What Is Your Leadership Approach to Managing Diverse Teams and Being Sensitive to and Inclusive of All Your Staff?

Don’t answer this question by simply spouting off the talking points from your last diversity training. You need to show your interviewers how your values of diversity, equity, inclusion, and social justice play out in the workplace, says Tameka Nikki Andrews, who has managed teams in nonprofits, tech, finance, and advertising; has extensive experience with DEI work; and is now the founder of the creative consulting agency Flannel and Blade. As a manager, you might supervise employees across spectrums of gender, race, sexuality, age, class, and more, Andrews says. So she says companies want to know: “How are you going to make sure that your own biases and narratives don’t negatively impact the way you manage people?” and “How do you effectively create a healthy and productive…team, when everyone is so different from one another?”

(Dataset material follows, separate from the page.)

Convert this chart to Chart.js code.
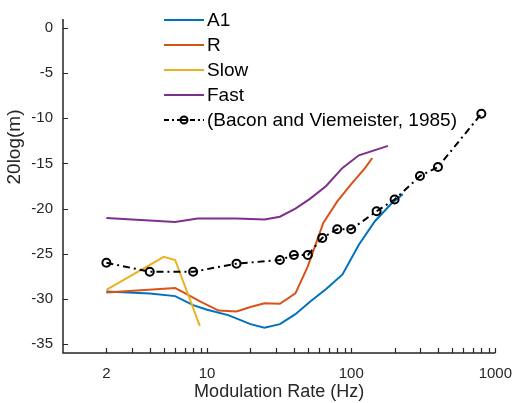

As a manager, it is your responsibility to be self-aware and educated on DEI best practices in hiring, performance reviews, and conflict management. “We’ve all seen what can happen if you don’t educate yourself on DEI as a leader,” Andrews says. Leaders with unexamined unconscious biases perpetuate the passing over and/or silencing of people of color, the stealing of ideas (usually by men from women), and the proliferation of microaggressions ranging from sexually inappropriate to racially insensitive comments, to name a few.

Tell a story about how you helped people work across differences by building bridges to different perspectives and communication styles, or tell a story about how you learned about differences through making a mistake.

Do not explain that you don’t pay much attention to these issues because you are “colorblind,” are more focused on hitting goals, or were taught to tolerate other people’s opinions—even if those opinions are harmful to others.